- _Task to complete_
Quote, verbatim, all material below, without pictures.

- _Information supplied_
····················

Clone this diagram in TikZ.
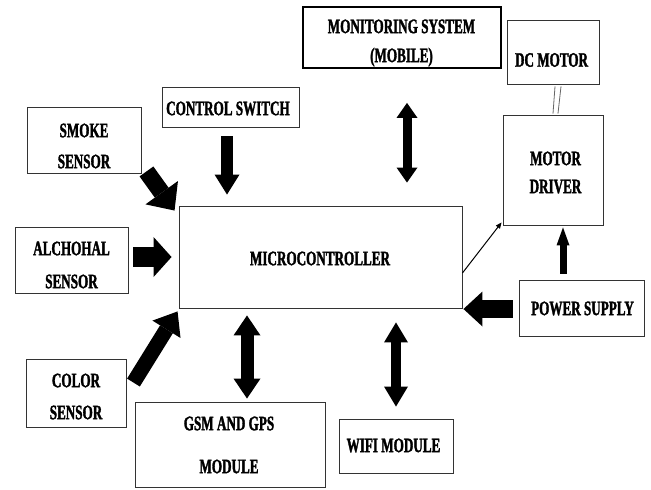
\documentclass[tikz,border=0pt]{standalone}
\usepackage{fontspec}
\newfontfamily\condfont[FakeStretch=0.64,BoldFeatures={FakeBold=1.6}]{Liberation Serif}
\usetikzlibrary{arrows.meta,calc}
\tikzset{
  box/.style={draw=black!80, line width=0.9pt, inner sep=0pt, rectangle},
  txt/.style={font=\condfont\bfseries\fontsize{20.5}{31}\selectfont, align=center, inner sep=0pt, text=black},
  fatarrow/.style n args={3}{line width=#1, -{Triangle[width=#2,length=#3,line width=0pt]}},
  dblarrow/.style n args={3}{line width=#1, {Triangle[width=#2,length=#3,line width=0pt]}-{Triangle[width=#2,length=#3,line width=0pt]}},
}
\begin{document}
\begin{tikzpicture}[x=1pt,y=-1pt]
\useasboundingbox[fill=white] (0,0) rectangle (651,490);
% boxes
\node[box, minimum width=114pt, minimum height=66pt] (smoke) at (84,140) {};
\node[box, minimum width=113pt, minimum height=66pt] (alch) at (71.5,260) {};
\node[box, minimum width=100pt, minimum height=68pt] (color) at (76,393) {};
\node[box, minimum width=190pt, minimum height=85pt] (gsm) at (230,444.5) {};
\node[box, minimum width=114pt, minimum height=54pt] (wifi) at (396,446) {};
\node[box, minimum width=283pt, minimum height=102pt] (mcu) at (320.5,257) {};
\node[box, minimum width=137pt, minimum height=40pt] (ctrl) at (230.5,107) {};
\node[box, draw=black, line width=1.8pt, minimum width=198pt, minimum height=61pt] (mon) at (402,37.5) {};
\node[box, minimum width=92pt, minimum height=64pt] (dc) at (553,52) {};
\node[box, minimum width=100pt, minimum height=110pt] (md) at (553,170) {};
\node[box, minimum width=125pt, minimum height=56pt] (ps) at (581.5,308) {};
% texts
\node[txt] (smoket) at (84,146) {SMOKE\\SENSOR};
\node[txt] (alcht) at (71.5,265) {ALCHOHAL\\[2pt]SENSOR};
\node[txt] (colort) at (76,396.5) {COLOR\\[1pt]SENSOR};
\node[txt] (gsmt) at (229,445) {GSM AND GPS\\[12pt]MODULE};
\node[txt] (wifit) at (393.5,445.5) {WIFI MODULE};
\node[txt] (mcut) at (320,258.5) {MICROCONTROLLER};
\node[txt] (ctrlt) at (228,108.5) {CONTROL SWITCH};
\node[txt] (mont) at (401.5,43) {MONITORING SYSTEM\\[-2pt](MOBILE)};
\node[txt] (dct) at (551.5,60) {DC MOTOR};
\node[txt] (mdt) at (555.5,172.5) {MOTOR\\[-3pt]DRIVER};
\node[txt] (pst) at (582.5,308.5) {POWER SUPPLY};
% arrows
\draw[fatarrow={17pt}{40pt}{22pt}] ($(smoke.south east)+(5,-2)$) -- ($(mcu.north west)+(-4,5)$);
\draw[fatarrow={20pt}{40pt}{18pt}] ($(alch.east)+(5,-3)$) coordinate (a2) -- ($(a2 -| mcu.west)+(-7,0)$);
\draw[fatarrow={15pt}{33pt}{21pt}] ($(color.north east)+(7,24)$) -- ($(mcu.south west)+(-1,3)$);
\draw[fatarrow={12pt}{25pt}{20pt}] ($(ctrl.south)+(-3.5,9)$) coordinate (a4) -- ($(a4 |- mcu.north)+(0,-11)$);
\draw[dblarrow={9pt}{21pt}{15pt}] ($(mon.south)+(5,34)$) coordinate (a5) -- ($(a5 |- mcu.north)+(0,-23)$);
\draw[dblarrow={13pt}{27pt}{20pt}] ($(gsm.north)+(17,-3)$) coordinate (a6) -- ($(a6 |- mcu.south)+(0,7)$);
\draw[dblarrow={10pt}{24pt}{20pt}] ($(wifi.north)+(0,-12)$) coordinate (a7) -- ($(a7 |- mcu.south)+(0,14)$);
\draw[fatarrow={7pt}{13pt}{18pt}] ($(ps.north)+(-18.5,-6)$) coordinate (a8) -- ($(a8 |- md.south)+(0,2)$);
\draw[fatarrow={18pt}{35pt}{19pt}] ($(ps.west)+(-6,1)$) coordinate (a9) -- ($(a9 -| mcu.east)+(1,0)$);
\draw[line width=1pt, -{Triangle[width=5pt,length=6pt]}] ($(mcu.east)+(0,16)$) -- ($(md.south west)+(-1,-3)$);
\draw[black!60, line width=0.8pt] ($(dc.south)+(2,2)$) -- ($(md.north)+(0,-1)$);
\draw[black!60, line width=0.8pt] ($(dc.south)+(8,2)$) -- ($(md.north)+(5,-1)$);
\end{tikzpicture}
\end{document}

····················

- _Final result_
Clone this diagram in TikZ.
\documentclass[tikz,border=0pt]{standalone}
\usepackage{fontspec}
\newfontfamily\condfont[FakeStretch=0.64,BoldFeatures={FakeBold=1.6}]{Liberation Serif}
\usetikzlibrary{arrows.meta,calc}
\tikzset{
  box/.style={draw=black!80, line width=0.9pt, inner sep=0pt, rectangle},
  txt/.style={font=\condfont\bfseries\fontsize{20.5}{31}\selectfont, align=center, inner sep=0pt, text=black},
  fatarrow/.style n args={3}{line width=#1, -{Triangle[width=#2,length=#3,line width=0pt]}},
  dblarrow/.style n args={3}{line width=#1, {Triangle[width=#2,length=#3,line width=0pt]}-{Triangle[width=#2,length=#3,line width=0pt]}},
}
\begin{document}
\begin{tikzpicture}[x=1pt,y=-1pt]
\useasboundingbox[fill=white] (0,0) rectangle (651,490);
% boxes
\node[box, minimum width=114pt, minimum height=66pt] (smoke) at (84,140) {};
\node[box, minimum width=113pt, minimum height=66pt] (alch) at (71.5,260) {};
\node[box, minimum width=100pt, minimum height=68pt] (color) at (76,393) {};
\node[box, minimum width=190pt, minimum height=85pt] (gsm) at (230,444.5) {};
\node[box, minimum width=114pt, minimum height=54pt] (wifi) at (396,446) {};
\node[box, minimum width=283pt, minimum height=102pt] (mcu) at (320.5,257) {};
\node[box, minimum width=137pt, minimum height=40pt] (ctrl) at (230.5,107) {};
\node[box, draw=black, line width=1.8pt, minimum width=198pt, minimum height=61pt] (mon) at (402,37.5) {};
\node[box, minimum width=92pt, minimum height=64pt] (dc) at (553,52) {};
\node[box, minimum width=100pt, minimum height=110pt] (md) at (553,170) {};
\node[box, minimum width=125pt, minimum height=56pt] (ps) at (581.5,308) {};
% texts
\node[txt] (smoket) at (84,146) {SMOKE\\SENSOR};
\node[txt] (alcht) at (71.5,265) {ALCHOHAL\\[2pt]SENSOR};
\node[txt] (colort) at (76,396.5) {COLOR\\[1pt]SENSOR};
\node[txt] (gsmt) at (229,445) {GSM AND GPS\\[12pt]MODULE};
\node[txt] (wifit) at (393.5,445.5) {WIFI MODULE};
\node[txt] (mcut) at (320,258.5) {MICROCONTROLLER};
\node[txt] (ctrlt) at (228,108.5) {CONTROL SWITCH};
\node[txt] (mont) at (401.5,43) {MONITORING SYSTEM\\[-2pt](MOBILE)};
\node[txt] (dct) at (551.5,60) {DC MOTOR};
\node[txt] (mdt) at (555.5,172.5) {MOTOR\\[-3pt]DRIVER};
\node[txt] (pst) at (582.5,308.5) {POWER SUPPLY};
% arrows
\draw[fatarrow={17pt}{40pt}{22pt}] ($(smoke.south east)+(5,-2)$) -- ($(mcu.north west)+(-4,5)$);
\draw[fatarrow={20pt}{40pt}{18pt}] ($(alch.east)+(5,-3)$) coordinate (a2) -- ($(a2 -| mcu.west)+(-7,0)$);
\draw[fatarrow={15pt}{33pt}{21pt}] ($(color.north east)+(7,24)$) -- ($(mcu.south west)+(-1,3)$);
\draw[fatarrow={12pt}{25pt}{20pt}] ($(ctrl.south)+(-3.5,9)$) coordinate (a4) -- ($(a4 |- mcu.north)+(0,-11)$);
\draw[dblarrow={9pt}{21pt}{15pt}] ($(mon.south)+(5,34)$) coordinate (a5) -- ($(a5 |- mcu.north)+(0,-23)$);
\draw[dblarrow={13pt}{27pt}{20pt}] ($(gsm.north)+(17,-3)$) coordinate (a6) -- ($(a6 |- mcu.south)+(0,7)$);
\draw[dblarrow={10pt}{24pt}{20pt}] ($(wifi.north)+(0,-12)$) coordinate (a7) -- ($(a7 |- mcu.south)+(0,14)$);
\draw[fatarrow={7pt}{13pt}{18pt}] ($(ps.north)+(-18.5,-6)$) coordinate (a8) -- ($(a8 |- md.south)+(0,2)$);
\draw[fatarrow={18pt}{35pt}{19pt}] ($(ps.west)+(-6,1)$) coordinate (a9) -- ($(a9 -| mcu.east)+(1,0)$);
\draw[line width=1pt, -{Triangle[width=5pt,length=6pt]}] ($(mcu.east)+(0,16)$) -- ($(md.south west)+(-1,-3)$);
\draw[black!60, line width=0.8pt] ($(dc.south)+(2,2)$) -- ($(md.north)+(0,-1)$);
\draw[black!60, line width=0.8pt] ($(dc.south)+(8,2)$) -- ($(md.north)+(5,-1)$);
\end{tikzpicture}
\end{document}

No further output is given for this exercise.